> **Problem statement**:
Your task is to repeat all of the data exactly while excluding the pictures.

> **Provided material**:
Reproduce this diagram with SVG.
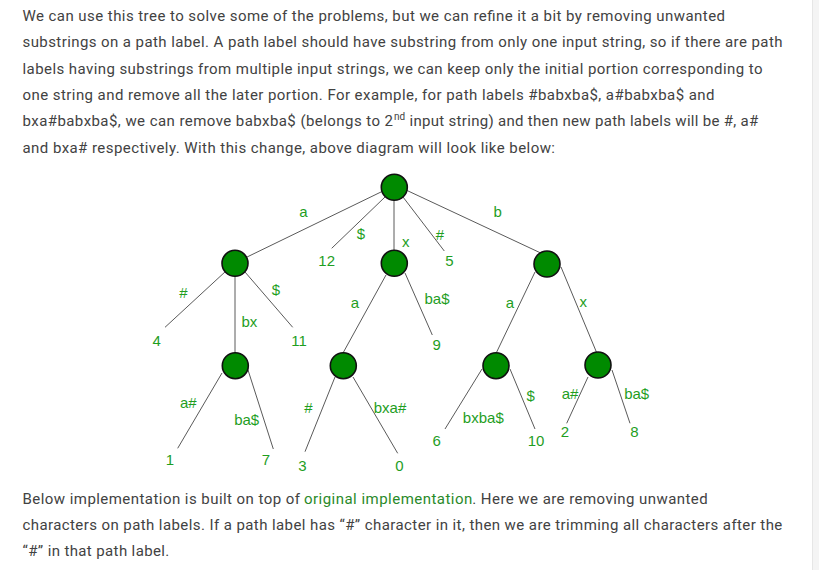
<svg xmlns="http://www.w3.org/2000/svg" width="819" height="570" viewBox="0 0 819 570">
<style>
.p{font-family:Roboto,"Liberation Sans",sans-serif;font-size:15px;fill:#424242}
.lnk{fill:#2a8a2a}
.lb{font-family:"Liberation Sans",Arial,sans-serif;font-size:15px;fill:#1f9e1f;text-anchor:middle}
.e{stroke:#5a5a5a;stroke-width:1;fill:none}
.n{fill:#008a00;stroke:#111;stroke-width:1.6}
</style>
<rect x="0" y="0" width="819" height="570" fill="#ffffff"/>
<rect x="812.5" y="0" width="6.5" height="570" fill="#f4f4f4"/>
<line x1="812.5" y1="0" x2="812.5" y2="570" stroke="#e6e6e6" stroke-width="1"/>

<g id="text-top">
<text class="p" x="22.5" y="21" textLength="702.5" lengthAdjust="spacing">We can use this tree to solve some of the problems, but we can refine it a bit by removing unwanted</text>
<text class="p" x="22.5" y="47.3" textLength="760" lengthAdjust="spacing">substrings on a path label. A path label should have substring from only one input string, so if there are path</text>
<text class="p" x="22.5" y="73.6" textLength="740" lengthAdjust="spacing">labels having substrings from multiple input strings, we can keep only the initial portion corresponding to</text>
<text class="p" x="22.5" y="99.9" textLength="692" lengthAdjust="spacing">one string and remove all the later portion. For example, for path labels #babxba$, a#babxba$ and</text>
<text class="p" x="22.5" y="126.2" textLength="370.5" lengthAdjust="spacing">bxa#babxba$, we can remove babxba$ (belongs to 2</text>
<text class="p" x="394" y="119.5" style="font-size:10px">nd</text>
<text class="p" x="409.5" y="126.2" textLength="348.8" lengthAdjust="spacing">input string) and then new path labels will be #, a#</text>
<text class="p" x="22.5" y="152.5" textLength="532.5" lengthAdjust="spacing">and bxa# respectively. With this change, above diagram will look like below:</text>
</g>

<g id="connectors">
<line class="e" x1="383" y1="191" x2="245" y2="258"/>
<line class="e" x1="385" y1="197" x2="331.7" y2="248.3"/>
<line class="e" x1="394" y1="200" x2="394" y2="250"/>
<line class="e" x1="403" y1="197" x2="444.3" y2="251"/>
<line class="e" x1="406" y1="190" x2="545" y2="255"/>
<line class="e" x1="226" y1="271" x2="165" y2="327.3"/>
<line class="e" x1="235" y1="276" x2="235" y2="353"/>
<line class="e" x1="245" y1="272" x2="292.7" y2="327.3"/>
<line class="e" x1="386" y1="275" x2="343" y2="353"/>
<line class="e" x1="405" y1="273" x2="432.3" y2="335"/>
<line class="e" x1="535" y1="272" x2="496.7" y2="352"/>
<line class="e" x1="561" y1="267" x2="596.7" y2="352.7"/>
<line class="e" x1="222" y1="373" x2="177.7" y2="448.3"/>
<line class="e" x1="248" y1="370" x2="273.3" y2="449"/>
<line class="e" x1="335" y1="377" x2="305" y2="451.7"/>
<line class="e" x1="353" y1="377" x2="397.7" y2="453.3"/>
<line class="e" x1="482" y1="369" x2="445" y2="429"/>
<line class="e" x1="510" y1="369" x2="535" y2="429"/>
<line class="e" x1="588" y1="377" x2="566.7" y2="423.3"/>
<line class="e" x1="612" y1="370" x2="630" y2="423.3"/>
</g>

<g id="edge-labels">
<text class="lb" x="303.3" y="216.5">a</text>
<text class="lb" x="361" y="238.5">$</text>
<text class="lb" x="405.7" y="246.5">x</text>
<text class="lb" x="440" y="239.5">#</text>
<text class="lb" x="497.7" y="216.5">b</text>
<text class="lb" x="183.3" y="298">#</text>
<text class="lb" x="249.3" y="327">bx</text>
<text class="lb" x="276" y="294.5">$</text>
<text class="lb" x="355" y="307.5">a</text>
<text class="lb" x="437" y="303.5">ba$</text>
<text class="lb" x="510" y="307.5">a</text>
<text class="lb" x="583.3" y="306.5">x</text>
<text class="lb" x="188.3" y="408">a#</text>
<text class="lb" x="246.7" y="424.5">ba$</text>
<text class="lb" x="308.3" y="412.5">#</text>
<text class="lb" x="390" y="412.5">bxa#</text>
<text class="lb" x="483.3" y="422.5">bxba$</text>
<text class="lb" x="530.7" y="401">$</text>
<text class="lb" x="570" y="398.5">a#</text>
<text class="lb" x="636.7" y="398.5">ba$</text>
</g>

<g id="leaves">
<text class="lb" x="326.7" y="266">12</text>
<text class="lb" x="449.3" y="266">5</text>
<text class="lb" x="156.7" y="345.5">4</text>
<text class="lb" x="299" y="345.5">11</text>
<text class="lb" x="436.7" y="349.5">9</text>
<text class="lb" x="170" y="465">1</text>
<text class="lb" x="266" y="465">7</text>
<text class="lb" x="302.3" y="470.5">3</text>
<text class="lb" x="399.3" y="470.5">0</text>
<text class="lb" x="436.7" y="445.5">6</text>
<text class="lb" x="536" y="445.5">10</text>
<text class="lb" x="565" y="437">2</text>
<text class="lb" x="634.3" y="437">8</text>
</g>

<g id="node-root"><circle class="n" cx="394.3" cy="187.3" r="13"/></g>
<g id="node-a"><circle class="n" cx="235" cy="263.3" r="13"/></g>
<g id="node-x"><circle class="n" cx="394.3" cy="263.3" r="13"/></g>
<g id="node-b"><circle class="n" cx="547" cy="264" r="13"/></g>
<g id="node-abx"><circle class="n" cx="235.3" cy="365.7" r="13"/></g>
<g id="node-xa"><circle class="n" cx="343.3" cy="365.7" r="13"/></g>
<g id="node-ba"><circle class="n" cx="496" cy="365.7" r="13"/></g>
<g id="node-bx"><circle class="n" cx="598" cy="365" r="13"/></g>

<g id="text-bottom">
<text class="p" x="22.5" y="503.5" textLength="277.5" lengthAdjust="spacing">Below implementation is built on top of</text>
<text class="p lnk" x="304" y="503.5" textLength="168.3" lengthAdjust="spacing">original implementation</text>
<text class="p" x="472.3" y="503.5" textLength="235.4" lengthAdjust="spacing">. Here we are removing unwanted</text>
<text class="p" x="22.5" y="529.5" textLength="759.8" lengthAdjust="spacing">characters on path labels. If a path label has “#” character in it, then we are trimming all characters after the</text>
<text class="p" x="22.5" y="555.5" textLength="146.8" lengthAdjust="spacing">“#” in that path label.</text>
</g>
</svg>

> **Answer for the task**:
Reproduce this diagram with SVG.
<svg xmlns="http://www.w3.org/2000/svg" width="819" height="570" viewBox="0 0 819 570">
<style>
.p{font-family:Roboto,"Liberation Sans",sans-serif;font-size:15px;fill:#424242}
.lnk{fill:#2a8a2a}
.lb{font-family:"Liberation Sans",Arial,sans-serif;font-size:15px;fill:#1f9e1f;text-anchor:middle}
.e{stroke:#5a5a5a;stroke-width:1;fill:none}
.n{fill:#008a00;stroke:#111;stroke-width:1.6}
</style>
<rect x="0" y="0" width="819" height="570" fill="#ffffff"/>
<rect x="812.5" y="0" width="6.5" height="570" fill="#f4f4f4"/>
<line x1="812.5" y1="0" x2="812.5" y2="570" stroke="#e6e6e6" stroke-width="1"/>

<g id="text-top">
<text class="p" x="22.5" y="21" textLength="702.5" lengthAdjust="spacing">We can use this tree to solve some of the problems, but we can refine it a bit by removing unwanted</text>
<text class="p" x="22.5" y="47.3" textLength="760" lengthAdjust="spacing">substrings on a path label. A path label should have substring from only one input string, so if there are path</text>
<text class="p" x="22.5" y="73.6" textLength="740" lengthAdjust="spacing">labels having substrings from multiple input strings, we can keep only the initial portion corresponding to</text>
<text class="p" x="22.5" y="99.9" textLength="692" lengthAdjust="spacing">one string and remove all the later portion. For example, for path labels #babxba$, a#babxba$ and</text>
<text class="p" x="22.5" y="126.2" textLength="370.5" lengthAdjust="spacing">bxa#babxba$, we can remove babxba$ (belongs to 2</text>
<text class="p" x="394" y="119.5" style="font-size:10px">nd</text>
<text class="p" x="409.5" y="126.2" textLength="348.8" lengthAdjust="spacing">input string) and then new path labels will be #, a#</text>
<text class="p" x="22.5" y="152.5" textLength="532.5" lengthAdjust="spacing">and bxa# respectively. With this change, above diagram will look like below:</text>
</g>

<g id="connectors">
<line class="e" x1="383" y1="191" x2="245" y2="258"/>
<line class="e" x1="385" y1="197" x2="331.7" y2="248.3"/>
<line class="e" x1="394" y1="200" x2="394" y2="250"/>
<line class="e" x1="403" y1="197" x2="444.3" y2="251"/>
<line class="e" x1="406" y1="190" x2="545" y2="255"/>
<line class="e" x1="226" y1="271" x2="165" y2="327.3"/>
<line class="e" x1="235" y1="276" x2="235" y2="353"/>
<line class="e" x1="245" y1="272" x2="292.7" y2="327.3"/>
<line class="e" x1="386" y1="275" x2="343" y2="353"/>
<line class="e" x1="405" y1="273" x2="432.3" y2="335"/>
<line class="e" x1="535" y1="272" x2="496.7" y2="352"/>
<line class="e" x1="561" y1="267" x2="596.7" y2="352.7"/>
<line class="e" x1="222" y1="373" x2="177.7" y2="448.3"/>
<line class="e" x1="248" y1="370" x2="273.3" y2="449"/>
<line class="e" x1="335" y1="377" x2="305" y2="451.7"/>
<line class="e" x1="353" y1="377" x2="397.7" y2="453.3"/>
<line class="e" x1="482" y1="369" x2="445" y2="429"/>
<line class="e" x1="510" y1="369" x2="535" y2="429"/>
<line class="e" x1="588" y1="377" x2="566.7" y2="423.3"/>
<line class="e" x1="612" y1="370" x2="630" y2="423.3"/>
</g>

<g id="edge-labels">
<text class="lb" x="303.3" y="216.5">a</text>
<text class="lb" x="361" y="238.5">$</text>
<text class="lb" x="405.7" y="246.5">x</text>
<text class="lb" x="440" y="239.5">#</text>
<text class="lb" x="497.7" y="216.5">b</text>
<text class="lb" x="183.3" y="298">#</text>
<text class="lb" x="249.3" y="327">bx</text>
<text class="lb" x="276" y="294.5">$</text>
<text class="lb" x="355" y="307.5">a</text>
<text class="lb" x="437" y="303.5">ba$</text>
<text class="lb" x="510" y="307.5">a</text>
<text class="lb" x="583.3" y="306.5">x</text>
<text class="lb" x="188.3" y="408">a#</text>
<text class="lb" x="246.7" y="424.5">ba$</text>
<text class="lb" x="308.3" y="412.5">#</text>
<text class="lb" x="390" y="412.5">bxa#</text>
<text class="lb" x="483.3" y="422.5">bxba$</text>
<text class="lb" x="530.7" y="401">$</text>
<text class="lb" x="570" y="398.5">a#</text>
<text class="lb" x="636.7" y="398.5">ba$</text>
</g>

<g id="leaves">
<text class="lb" x="326.7" y="266">12</text>
<text class="lb" x="449.3" y="266">5</text>
<text class="lb" x="156.7" y="345.5">4</text>
<text class="lb" x="299" y="345.5">11</text>
<text class="lb" x="436.7" y="349.5">9</text>
<text class="lb" x="170" y="465">1</text>
<text class="lb" x="266" y="465">7</text>
<text class="lb" x="302.3" y="470.5">3</text>
<text class="lb" x="399.3" y="470.5">0</text>
<text class="lb" x="436.7" y="445.5">6</text>
<text class="lb" x="536" y="445.5">10</text>
<text class="lb" x="565" y="437">2</text>
<text class="lb" x="634.3" y="437">8</text>
</g>

<g id="node-root"><circle class="n" cx="394.3" cy="187.3" r="13"/></g>
<g id="node-a"><circle class="n" cx="235" cy="263.3" r="13"/></g>
<g id="node-x"><circle class="n" cx="394.3" cy="263.3" r="13"/></g>
<g id="node-b"><circle class="n" cx="547" cy="264" r="13"/></g>
<g id="node-abx"><circle class="n" cx="235.3" cy="365.7" r="13"/></g>
<g id="node-xa"><circle class="n" cx="343.3" cy="365.7" r="13"/></g>
<g id="node-ba"><circle class="n" cx="496" cy="365.7" r="13"/></g>
<g id="node-bx"><circle class="n" cx="598" cy="365" r="13"/></g>

<g id="text-bottom">
<text class="p" x="22.5" y="503.5" textLength="277.5" lengthAdjust="spacing">Below implementation is built on top of</text>
<text class="p lnk" x="304" y="503.5" textLength="168.3" lengthAdjust="spacing">original implementation</text>
<text class="p" x="472.3" y="503.5" textLength="235.4" lengthAdjust="spacing">. Here we are removing unwanted</text>
<text class="p" x="22.5" y="529.5" textLength="759.8" lengthAdjust="spacing">characters on path labels. If a path label has “#” character in it, then we are trimming all characters after the</text>
<text class="p" x="22.5" y="555.5" textLength="146.8" lengthAdjust="spacing">“#” in that path label.</text>
</g>
</svg>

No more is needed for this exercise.